[Goal of the exercise]: Starting at the top of the entries, restate word for word each line up to and including the one with "plt.rcParams['font.family'] = ['Liberation Sans', 'DejaVu".

┌──

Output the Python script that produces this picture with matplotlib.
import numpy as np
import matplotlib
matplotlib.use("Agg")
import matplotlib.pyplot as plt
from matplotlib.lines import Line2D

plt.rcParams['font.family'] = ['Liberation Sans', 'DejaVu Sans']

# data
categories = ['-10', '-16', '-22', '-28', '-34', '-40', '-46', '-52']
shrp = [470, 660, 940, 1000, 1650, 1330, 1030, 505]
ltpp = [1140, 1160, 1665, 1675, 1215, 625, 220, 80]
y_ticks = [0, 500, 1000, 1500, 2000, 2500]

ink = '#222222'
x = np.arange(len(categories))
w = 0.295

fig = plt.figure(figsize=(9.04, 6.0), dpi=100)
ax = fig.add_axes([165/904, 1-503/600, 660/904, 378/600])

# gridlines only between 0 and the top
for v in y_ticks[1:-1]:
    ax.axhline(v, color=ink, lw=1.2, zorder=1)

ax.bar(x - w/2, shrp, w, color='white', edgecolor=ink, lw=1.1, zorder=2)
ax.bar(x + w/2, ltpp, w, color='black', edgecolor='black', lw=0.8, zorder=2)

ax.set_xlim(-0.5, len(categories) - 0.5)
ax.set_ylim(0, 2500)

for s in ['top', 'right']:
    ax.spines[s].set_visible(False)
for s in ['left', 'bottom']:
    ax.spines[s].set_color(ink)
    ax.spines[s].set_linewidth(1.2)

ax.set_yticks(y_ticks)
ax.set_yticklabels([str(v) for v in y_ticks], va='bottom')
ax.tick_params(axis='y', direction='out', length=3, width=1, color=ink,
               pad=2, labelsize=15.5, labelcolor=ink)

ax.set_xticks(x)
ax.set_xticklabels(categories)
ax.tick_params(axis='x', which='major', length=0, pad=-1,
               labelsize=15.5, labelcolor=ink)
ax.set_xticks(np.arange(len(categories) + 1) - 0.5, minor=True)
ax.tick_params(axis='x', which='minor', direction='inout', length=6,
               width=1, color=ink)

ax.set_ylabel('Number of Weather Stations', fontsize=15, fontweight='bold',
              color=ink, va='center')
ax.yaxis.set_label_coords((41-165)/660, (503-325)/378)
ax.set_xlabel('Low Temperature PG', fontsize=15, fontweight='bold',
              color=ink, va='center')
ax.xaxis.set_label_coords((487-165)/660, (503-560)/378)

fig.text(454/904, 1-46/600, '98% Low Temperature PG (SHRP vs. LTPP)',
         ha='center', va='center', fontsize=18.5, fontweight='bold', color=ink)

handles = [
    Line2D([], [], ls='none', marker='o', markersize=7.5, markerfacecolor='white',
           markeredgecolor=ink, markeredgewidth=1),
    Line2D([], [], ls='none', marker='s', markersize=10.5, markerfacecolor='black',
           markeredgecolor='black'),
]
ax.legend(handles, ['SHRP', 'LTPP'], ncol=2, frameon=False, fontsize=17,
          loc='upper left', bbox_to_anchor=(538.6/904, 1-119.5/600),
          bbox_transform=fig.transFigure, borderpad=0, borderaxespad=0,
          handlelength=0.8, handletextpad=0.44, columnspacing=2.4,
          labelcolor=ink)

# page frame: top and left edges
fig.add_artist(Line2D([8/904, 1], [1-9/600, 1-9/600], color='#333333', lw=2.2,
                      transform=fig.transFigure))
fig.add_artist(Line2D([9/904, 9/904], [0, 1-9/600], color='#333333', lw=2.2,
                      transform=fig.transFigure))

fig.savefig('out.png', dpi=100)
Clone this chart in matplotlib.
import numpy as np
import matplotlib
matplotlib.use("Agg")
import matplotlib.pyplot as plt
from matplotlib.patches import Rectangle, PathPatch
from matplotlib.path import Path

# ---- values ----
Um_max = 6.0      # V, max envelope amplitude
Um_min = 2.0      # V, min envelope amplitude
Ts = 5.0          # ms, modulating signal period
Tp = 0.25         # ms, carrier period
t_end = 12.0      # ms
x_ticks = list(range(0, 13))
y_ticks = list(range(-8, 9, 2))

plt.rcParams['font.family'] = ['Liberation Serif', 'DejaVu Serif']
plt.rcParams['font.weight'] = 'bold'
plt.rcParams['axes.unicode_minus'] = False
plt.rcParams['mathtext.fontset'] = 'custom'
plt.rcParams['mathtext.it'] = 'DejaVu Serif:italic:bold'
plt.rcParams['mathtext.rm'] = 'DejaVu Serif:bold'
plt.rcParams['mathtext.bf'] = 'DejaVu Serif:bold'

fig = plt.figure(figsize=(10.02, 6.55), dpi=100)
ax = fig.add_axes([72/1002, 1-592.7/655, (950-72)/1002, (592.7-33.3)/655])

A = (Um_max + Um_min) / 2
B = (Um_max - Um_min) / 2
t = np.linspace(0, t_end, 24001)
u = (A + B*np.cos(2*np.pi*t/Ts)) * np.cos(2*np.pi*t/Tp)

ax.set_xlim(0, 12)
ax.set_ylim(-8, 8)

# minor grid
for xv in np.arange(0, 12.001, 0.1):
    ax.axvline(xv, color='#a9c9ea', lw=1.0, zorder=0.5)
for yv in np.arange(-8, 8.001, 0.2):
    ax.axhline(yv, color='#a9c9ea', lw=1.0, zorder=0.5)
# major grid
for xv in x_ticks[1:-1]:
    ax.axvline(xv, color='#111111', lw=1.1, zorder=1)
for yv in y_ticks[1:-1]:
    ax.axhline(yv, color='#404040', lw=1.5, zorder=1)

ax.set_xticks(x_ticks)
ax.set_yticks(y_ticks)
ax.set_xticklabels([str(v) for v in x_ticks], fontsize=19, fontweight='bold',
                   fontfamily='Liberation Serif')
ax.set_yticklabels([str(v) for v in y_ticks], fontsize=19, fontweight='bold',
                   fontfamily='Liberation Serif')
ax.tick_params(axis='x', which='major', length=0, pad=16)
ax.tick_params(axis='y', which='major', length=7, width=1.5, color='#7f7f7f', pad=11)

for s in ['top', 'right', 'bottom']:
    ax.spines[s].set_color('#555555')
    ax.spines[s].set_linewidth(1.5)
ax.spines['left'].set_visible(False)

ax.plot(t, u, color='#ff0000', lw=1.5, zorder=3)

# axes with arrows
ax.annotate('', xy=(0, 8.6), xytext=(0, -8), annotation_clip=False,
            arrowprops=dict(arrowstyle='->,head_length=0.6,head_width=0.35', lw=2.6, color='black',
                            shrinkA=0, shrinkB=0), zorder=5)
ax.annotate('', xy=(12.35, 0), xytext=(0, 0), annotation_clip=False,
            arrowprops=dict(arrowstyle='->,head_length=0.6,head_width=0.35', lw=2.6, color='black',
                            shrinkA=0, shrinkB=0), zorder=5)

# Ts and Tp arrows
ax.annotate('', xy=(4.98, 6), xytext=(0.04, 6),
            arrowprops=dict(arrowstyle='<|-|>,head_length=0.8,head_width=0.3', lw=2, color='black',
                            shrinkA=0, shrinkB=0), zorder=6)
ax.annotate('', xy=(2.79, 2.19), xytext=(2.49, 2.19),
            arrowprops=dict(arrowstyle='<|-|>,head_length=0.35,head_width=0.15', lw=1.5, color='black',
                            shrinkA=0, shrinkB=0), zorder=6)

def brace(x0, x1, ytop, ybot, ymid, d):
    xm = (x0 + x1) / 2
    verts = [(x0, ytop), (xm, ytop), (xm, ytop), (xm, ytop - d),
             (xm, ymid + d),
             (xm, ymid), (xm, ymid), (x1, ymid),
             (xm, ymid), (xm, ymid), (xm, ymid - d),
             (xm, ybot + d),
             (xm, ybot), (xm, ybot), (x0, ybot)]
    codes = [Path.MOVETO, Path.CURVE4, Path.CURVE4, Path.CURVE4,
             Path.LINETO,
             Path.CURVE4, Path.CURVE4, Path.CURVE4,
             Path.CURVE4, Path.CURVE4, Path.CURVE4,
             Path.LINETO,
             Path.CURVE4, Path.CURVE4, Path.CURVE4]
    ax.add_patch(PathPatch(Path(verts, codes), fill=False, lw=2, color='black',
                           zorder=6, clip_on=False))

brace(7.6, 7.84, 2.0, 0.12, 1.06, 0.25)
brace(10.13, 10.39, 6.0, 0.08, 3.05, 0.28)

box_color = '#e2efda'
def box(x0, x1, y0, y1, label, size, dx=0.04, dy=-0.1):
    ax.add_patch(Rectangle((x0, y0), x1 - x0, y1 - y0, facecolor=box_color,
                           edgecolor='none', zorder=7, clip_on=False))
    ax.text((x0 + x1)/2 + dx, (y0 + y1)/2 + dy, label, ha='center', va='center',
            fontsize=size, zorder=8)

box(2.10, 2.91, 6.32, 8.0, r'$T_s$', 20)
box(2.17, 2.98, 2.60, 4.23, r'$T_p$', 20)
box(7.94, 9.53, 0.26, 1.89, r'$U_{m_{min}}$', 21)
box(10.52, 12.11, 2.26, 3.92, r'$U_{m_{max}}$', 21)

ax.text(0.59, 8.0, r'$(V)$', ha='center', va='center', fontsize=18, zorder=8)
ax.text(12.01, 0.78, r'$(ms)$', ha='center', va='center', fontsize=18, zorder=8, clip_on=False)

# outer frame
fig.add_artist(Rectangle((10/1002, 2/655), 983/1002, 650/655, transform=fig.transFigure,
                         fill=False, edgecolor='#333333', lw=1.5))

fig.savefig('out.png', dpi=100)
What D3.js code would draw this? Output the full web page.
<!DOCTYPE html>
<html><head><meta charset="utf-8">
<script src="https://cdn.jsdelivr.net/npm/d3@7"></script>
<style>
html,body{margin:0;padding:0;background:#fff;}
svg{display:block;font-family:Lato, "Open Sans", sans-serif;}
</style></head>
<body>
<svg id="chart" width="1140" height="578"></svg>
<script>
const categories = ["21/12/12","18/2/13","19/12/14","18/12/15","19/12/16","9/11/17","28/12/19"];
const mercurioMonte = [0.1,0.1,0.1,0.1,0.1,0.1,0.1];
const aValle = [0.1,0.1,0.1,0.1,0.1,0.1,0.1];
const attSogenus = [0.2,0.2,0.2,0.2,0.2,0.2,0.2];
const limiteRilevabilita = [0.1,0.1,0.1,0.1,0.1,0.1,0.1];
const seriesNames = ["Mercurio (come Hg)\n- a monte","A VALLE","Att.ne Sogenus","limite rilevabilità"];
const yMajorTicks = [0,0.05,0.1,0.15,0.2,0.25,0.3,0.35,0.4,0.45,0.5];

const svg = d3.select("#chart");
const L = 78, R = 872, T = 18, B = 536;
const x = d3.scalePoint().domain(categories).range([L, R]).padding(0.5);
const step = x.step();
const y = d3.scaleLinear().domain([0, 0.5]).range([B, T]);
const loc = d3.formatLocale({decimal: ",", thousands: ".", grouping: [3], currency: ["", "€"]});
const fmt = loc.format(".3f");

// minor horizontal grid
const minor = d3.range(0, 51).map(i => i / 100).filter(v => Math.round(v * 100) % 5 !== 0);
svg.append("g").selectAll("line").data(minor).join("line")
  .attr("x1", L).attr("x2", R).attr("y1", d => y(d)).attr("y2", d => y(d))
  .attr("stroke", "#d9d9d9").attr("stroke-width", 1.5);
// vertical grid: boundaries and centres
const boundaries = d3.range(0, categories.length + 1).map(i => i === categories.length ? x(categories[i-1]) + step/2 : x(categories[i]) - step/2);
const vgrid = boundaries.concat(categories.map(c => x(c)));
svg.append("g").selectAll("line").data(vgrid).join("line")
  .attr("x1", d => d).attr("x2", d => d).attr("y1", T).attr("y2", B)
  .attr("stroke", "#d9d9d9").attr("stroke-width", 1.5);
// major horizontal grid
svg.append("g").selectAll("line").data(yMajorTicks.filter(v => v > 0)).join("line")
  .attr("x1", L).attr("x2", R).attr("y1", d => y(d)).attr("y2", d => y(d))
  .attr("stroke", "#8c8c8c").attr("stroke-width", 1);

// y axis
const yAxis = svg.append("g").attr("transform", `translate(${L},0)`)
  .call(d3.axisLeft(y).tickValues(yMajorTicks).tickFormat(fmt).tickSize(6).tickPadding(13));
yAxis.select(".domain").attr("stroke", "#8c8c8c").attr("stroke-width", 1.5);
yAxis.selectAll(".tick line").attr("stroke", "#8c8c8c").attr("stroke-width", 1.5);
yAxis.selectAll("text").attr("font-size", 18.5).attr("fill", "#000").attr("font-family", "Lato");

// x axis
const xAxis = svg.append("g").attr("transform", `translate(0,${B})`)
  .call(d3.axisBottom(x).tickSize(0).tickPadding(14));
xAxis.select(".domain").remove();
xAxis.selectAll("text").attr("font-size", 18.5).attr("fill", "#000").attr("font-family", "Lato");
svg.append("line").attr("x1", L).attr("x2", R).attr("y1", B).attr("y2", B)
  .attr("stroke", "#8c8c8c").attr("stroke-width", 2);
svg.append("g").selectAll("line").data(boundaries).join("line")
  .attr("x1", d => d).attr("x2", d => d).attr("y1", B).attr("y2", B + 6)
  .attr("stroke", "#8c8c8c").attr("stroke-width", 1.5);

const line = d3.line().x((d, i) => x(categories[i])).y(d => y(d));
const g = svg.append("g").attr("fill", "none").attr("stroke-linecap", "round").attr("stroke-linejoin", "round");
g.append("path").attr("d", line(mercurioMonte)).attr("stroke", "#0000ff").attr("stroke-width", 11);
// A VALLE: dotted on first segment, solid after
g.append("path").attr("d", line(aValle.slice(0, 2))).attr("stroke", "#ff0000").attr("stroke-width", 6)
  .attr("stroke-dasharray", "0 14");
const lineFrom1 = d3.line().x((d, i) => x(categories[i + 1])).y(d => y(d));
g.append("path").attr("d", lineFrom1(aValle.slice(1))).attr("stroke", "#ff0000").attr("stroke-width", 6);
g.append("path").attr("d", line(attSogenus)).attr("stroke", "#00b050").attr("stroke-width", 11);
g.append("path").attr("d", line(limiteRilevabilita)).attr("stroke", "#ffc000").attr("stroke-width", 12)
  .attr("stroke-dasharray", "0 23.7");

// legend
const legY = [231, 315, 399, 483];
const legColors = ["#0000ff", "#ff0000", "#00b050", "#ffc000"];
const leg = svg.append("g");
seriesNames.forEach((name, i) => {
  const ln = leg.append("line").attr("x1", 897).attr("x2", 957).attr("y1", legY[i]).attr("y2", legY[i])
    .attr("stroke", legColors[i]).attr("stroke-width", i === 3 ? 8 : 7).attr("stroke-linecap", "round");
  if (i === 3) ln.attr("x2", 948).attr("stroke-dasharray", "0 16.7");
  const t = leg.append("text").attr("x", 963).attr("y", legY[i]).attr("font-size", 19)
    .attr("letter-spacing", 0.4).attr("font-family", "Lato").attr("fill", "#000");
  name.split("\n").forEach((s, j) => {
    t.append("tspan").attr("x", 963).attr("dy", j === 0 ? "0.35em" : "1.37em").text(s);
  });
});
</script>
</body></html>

└──

[Answer]:
Output the Python script that produces this picture with matplotlib.
import numpy as np
import matplotlib
matplotlib.use("Agg")
import matplotlib.pyplot as plt
from matplotlib.lines import Line2D

plt.rcParams['font.family'] = ['Liberation Sans', 'DejaVu Sans']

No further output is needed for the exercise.